Ideophones are marked words that depict sensory imagery (cf. Voeltz and Kilian-Hatz 2001). This paper presents results of an ongoing research project into the linguistic and cultural ecology of ideophones in Siwu, a Ghana-Togo-Mountain language spoken north of Hohoe in Ghana’s Volta Region. Of central interest to the project is the role played by ideophones in the discursive practice of the Mawu. A range of methods is used to investigate this issue (including elicitation tasks and collections of folk definitions), but this paper will focus on data from natural conversational discourse.
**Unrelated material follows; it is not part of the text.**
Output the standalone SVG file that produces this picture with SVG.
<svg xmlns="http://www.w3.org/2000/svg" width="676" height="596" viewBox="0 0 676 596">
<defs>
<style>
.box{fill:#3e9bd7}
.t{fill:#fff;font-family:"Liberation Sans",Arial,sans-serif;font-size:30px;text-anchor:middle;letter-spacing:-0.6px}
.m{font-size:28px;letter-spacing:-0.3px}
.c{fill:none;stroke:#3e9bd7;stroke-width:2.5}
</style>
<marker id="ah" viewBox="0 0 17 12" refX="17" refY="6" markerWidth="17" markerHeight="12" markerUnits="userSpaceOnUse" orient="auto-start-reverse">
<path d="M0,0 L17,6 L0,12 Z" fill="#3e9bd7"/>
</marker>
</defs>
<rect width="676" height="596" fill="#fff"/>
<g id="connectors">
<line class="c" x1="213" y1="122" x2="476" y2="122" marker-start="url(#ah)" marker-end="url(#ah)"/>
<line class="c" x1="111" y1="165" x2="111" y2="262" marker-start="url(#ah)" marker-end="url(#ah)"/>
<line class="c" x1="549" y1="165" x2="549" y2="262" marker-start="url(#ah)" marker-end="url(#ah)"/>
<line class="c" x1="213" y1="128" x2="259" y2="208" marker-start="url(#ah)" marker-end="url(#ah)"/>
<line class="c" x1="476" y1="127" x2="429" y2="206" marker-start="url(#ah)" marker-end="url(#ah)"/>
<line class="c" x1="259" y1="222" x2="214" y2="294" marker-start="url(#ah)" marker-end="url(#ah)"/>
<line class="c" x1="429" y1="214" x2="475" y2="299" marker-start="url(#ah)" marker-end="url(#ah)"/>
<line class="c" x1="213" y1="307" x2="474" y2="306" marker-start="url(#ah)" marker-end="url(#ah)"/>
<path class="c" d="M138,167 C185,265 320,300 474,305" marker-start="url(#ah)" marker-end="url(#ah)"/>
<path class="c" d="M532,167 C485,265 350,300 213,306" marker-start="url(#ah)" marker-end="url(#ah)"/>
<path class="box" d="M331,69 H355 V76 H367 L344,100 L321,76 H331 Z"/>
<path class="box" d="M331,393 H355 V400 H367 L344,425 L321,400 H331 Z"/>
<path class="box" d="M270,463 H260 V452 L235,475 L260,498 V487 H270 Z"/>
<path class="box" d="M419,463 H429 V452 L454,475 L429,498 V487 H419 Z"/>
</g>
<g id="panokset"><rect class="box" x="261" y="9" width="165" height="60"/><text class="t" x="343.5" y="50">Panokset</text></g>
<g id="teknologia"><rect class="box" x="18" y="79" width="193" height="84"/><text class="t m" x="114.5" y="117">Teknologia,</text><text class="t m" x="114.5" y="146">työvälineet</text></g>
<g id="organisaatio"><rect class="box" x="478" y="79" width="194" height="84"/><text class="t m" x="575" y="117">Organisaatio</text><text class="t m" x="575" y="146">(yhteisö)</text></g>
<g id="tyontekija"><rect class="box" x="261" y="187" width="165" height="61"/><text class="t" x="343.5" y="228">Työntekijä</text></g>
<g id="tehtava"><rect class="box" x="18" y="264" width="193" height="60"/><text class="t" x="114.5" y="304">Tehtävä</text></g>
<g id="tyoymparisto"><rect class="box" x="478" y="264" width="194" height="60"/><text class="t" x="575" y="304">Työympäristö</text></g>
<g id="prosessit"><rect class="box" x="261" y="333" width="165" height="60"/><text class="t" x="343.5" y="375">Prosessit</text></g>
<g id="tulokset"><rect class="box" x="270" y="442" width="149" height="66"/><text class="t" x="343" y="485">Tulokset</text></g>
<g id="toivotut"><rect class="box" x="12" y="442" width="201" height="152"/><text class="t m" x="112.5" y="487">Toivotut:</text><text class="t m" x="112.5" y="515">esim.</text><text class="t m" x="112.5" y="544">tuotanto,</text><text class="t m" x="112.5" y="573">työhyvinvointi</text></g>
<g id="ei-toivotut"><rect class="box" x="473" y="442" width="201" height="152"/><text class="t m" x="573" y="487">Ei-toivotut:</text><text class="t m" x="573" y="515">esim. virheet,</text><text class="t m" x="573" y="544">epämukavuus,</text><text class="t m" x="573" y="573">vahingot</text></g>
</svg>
It will be shown that ideophones occur across a wide variety of speech genres, including greeting exchanges, conversations, arguments, insults, narratives, and special genres like riddles (mìdzòlo), recreational songs (àlikpi), and funeral dirges (sìkubiɛnɔ). Zooming in on one usage context, we will look at conversations during the making of gunpowder. [N.B. The conversations are of course in Siwu. The examples are presented in pseudo-English because of the abstract requirements.]
A Now this stuff here looks ɖɔbɔrɔɔɔ [soft].
B Wũrĩwũrĩwũrĩwũrĩwũrĩ [fine and granular] A Wũrĩwũrĩwũrĩwũrĩwũrĩwũrĩwũrĩwũrĩwũrĩwũrĩ!
B So it will pass through the gun nipple.
A Indeed. It won’t be kpokolo-kpokolo [lumpy], you see? It will be very grinded very soft ɖɔbɔrɔɔɔ. So that it can reach inside the gun nipple.
Example (1) shows how, during material culture production, the speakers calibrate their understanding of processes and technologies not with cold technical language, but with ideophones (cf. Nuckolls 1995). Later on in the same conversation, some speakers anticipate the ceremonial gunfire for which the gunpowder is being produced by collaboratively creating a vivid sensory spectacle:
C When it does tawtaw, you would be standing silently. The gunman topples [because of the recoil] — he puts [this sound] in your ears rrrɔ̂ŋ! Then you’ll just be silenced kananananana, standing there. You’ll be watching things.
E [In background] It goes gbií im̀ ̀!
C Boy will it sound — it goes gbíiiìim̀ ̀m̀ !
An analysis of this ‘poetry in ordinary language’ (Evans-Pritchard 1962) will throw light on the interplay of language, culture and the perceptual world in Mawu society.
- Evans-Pritchard, E. E. 1962. Ideophones in Zande. Sudan Notes and Records 34: 143-146.
- Nuckolls, Janis B. 1995. Quechua texts of perception. Semiotica 103, no. 1/2: 145-169.
- Voeltz, F. K. Erhard, and Christa Kilian-Hatz, eds. 2001. Ideophones. Amsterdam: John Benjamins.